▶

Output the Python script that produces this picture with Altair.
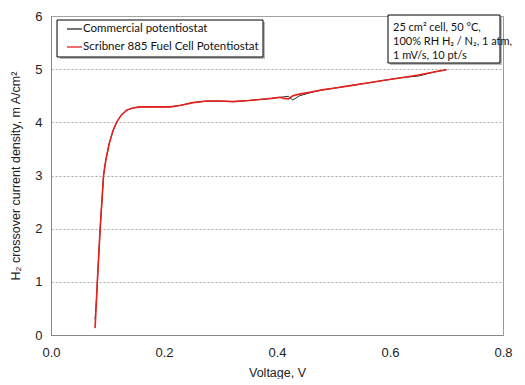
import altair as alt
import pandas as pd

voltage = [0.078, 0.080, 0.082, 0.084, 0.087, 0.090, 0.093, 0.097, 0.103, 0.110,
           0.116, 0.124, 0.134, 0.145, 0.157, 0.180, 0.211, 0.230, 0.251, 0.276,
           0.300, 0.322, 0.350, 0.370, 0.390, 0.405, 0.412, 0.420, 0.428, 0.440,
           0.460, 0.480, 0.500, 0.530, 0.560, 0.590, 0.620, 0.650, 0.680, 0.700]
current_scribner = [0.13, 0.55, 1.00, 1.40, 2.00, 2.50, 3.00, 3.29, 3.60, 3.85,
                    4.00, 4.13, 4.23, 4.27, 4.29, 4.29, 4.29, 4.32, 4.37, 4.40,
                    4.40, 4.39, 4.41, 4.43, 4.45, 4.47, 4.45, 4.44, 4.50, 4.53,
                    4.57, 4.61, 4.64, 4.69, 4.74, 4.79, 4.84, 4.89, 4.95, 4.99]
current_commercial = [0.30, 0.60, 1.00, 1.40, 2.00, 2.50, 3.00, 3.29, 3.60, 3.85,
                      4.00, 4.13, 4.23, 4.27, 4.29, 4.29, 4.29, 4.32, 4.37, 4.40,
                      4.40, 4.39, 4.41, 4.43, 4.45, 4.47, 4.48, 4.49, 4.42, 4.50,
                      4.56, 4.61, 4.64, 4.69, 4.74, 4.79, 4.84, 4.87, 4.95, 4.99]
series_names = ["Commercial potentiostat", "Scribner 885 Fuel Cell Potentiostat"]
series_colors = ["#2b2b2b", "#e8201c"]
note_lines = ["25 cm² cell, 50 °C,", "100% RH H₂ / N₂, 1 atm,", "1 mV/s, 10 pt/s"]

df_c = pd.DataFrame({"V": voltage, "I": current_commercial, "s": series_names[0]})
df_s = pd.DataFrame({"V": voltage, "I": current_scribner, "s": series_names[1]})

W, H = 452, 319
FONT = "Liberation Sans"
TFONT = "Lato"

x = alt.X("V:Q", scale=alt.Scale(domain=[0, 0.8], nice=False),
          axis=alt.Axis(title="Voltage, V", values=[0, 0.2, 0.4, 0.6, 0.8], format=".1f",
                        grid=False, ticks=False, labelPadding=11, titlePadding=7,
                        labelFlush=False, titleFontWeight="normal",
                        labelFont=FONT, labelFontSize=13, labelColor="#222222",
                        titleFont=FONT, titleFontSize=12.5, titleColor="#222222",
                        domainColor="#888888"))
y = alt.Y("I:Q", scale=alt.Scale(domain=[0, 6], nice=False),
          axis=alt.Axis(title="H₂ crossover current density, m A/cm²", values=[0, 1, 2, 3, 4, 5, 6],
                        grid=True, gridDash=[2, 2], gridColor="#aaaaaa", ticks=False,
                        labelPadding=9, titlePadding=12, labelFlush=False,
                        titleFontWeight="normal",
                        labelFont=FONT, labelFontSize=13, labelColor="#222222",
                        titleFont=FONT, titleFontSize=12.5, titleColor="#222222",
                        domainColor="#888888"))

line_c = alt.Chart(df_c).mark_line(color=series_colors[0], strokeWidth=1).encode(x=x, y=y)
line_s = alt.Chart(df_s).mark_line(color=series_colors[1], strokeWidth=1.6).encode(x=x, y=y)

one = pd.DataFrame({"a": [0]})
# Legend box (manual, with shadow)
leg_shadow = alt.Chart(one).mark_rect(fill="#bbbbbb").encode(
    x=alt.value(9), x2=alt.value(214), y=alt.value(6), y2=alt.value(43))
leg_box = alt.Chart(one).mark_rect(fill="white", stroke="black", strokeWidth=1).encode(
    x=alt.value(6), x2=alt.value(212), y=alt.value(4), y2=alt.value(41))
leg_df = pd.DataFrame({"name": series_names, "color": series_colors, "yy": [13, 31]})
leg_lines = alt.Chart(leg_df).mark_rule(strokeWidth=1.3).encode(
    x=alt.value(16), x2=alt.value(31), y=alt.Y("yy:Q", scale=None),
    color=alt.Color("color:N", scale=None))
leg_text = alt.Chart(leg_df).mark_text(align="left", baseline="middle", font=TFONT, fontSize=11.5,
                                       color="#111111").encode(
    x=alt.value(32), y=alt.Y("yy:Q", scale=None), text="name:N")

# Note box
note_shadow = alt.Chart(one).mark_rect(fill="#bbbbbb").encode(
    x=alt.value(339), x2=alt.value(451), y=alt.value(1), y2=alt.value(49))
note_box = alt.Chart(one).mark_rect(fill="white", stroke="black", strokeWidth=1).encode(
    x=alt.value(337), x2=alt.value(449), y=alt.value(-1), y2=alt.value(47))
note_df = pd.DataFrame({"t": note_lines, "yy": [12, 26, 40]})
note_text = alt.Chart(note_df).mark_text(align="left", baseline="middle", font=TFONT, fontSize=11,
                                         color="#111111").encode(
    x=alt.value(342), y=alt.Y("yy:Q", scale=None), text="t:N")

chart = alt.layer(line_c, line_s, leg_shadow, leg_box, leg_lines, leg_text,
                  note_shadow, note_box, note_text).properties(
    width=W, height=H, autosize=alt.AutoSizeParams(type="none"),
    padding={"left": 43, "top": 8, "right": 14, "bottom": 44},
    background="white"
).configure_view(stroke="#999999", strokeWidth=1)

chart.save("out.html", embed_options={"renderer": "svg", "actions": False})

◀

Go from the first line of the listing to the line holding "import pandas as pd" and, please, transcribe those lines exactly, both included, with no pictures.

# COMPLETE ANSWER:
Output the Python script that produces this picture with Altair.
import altair as alt
import pandas as pd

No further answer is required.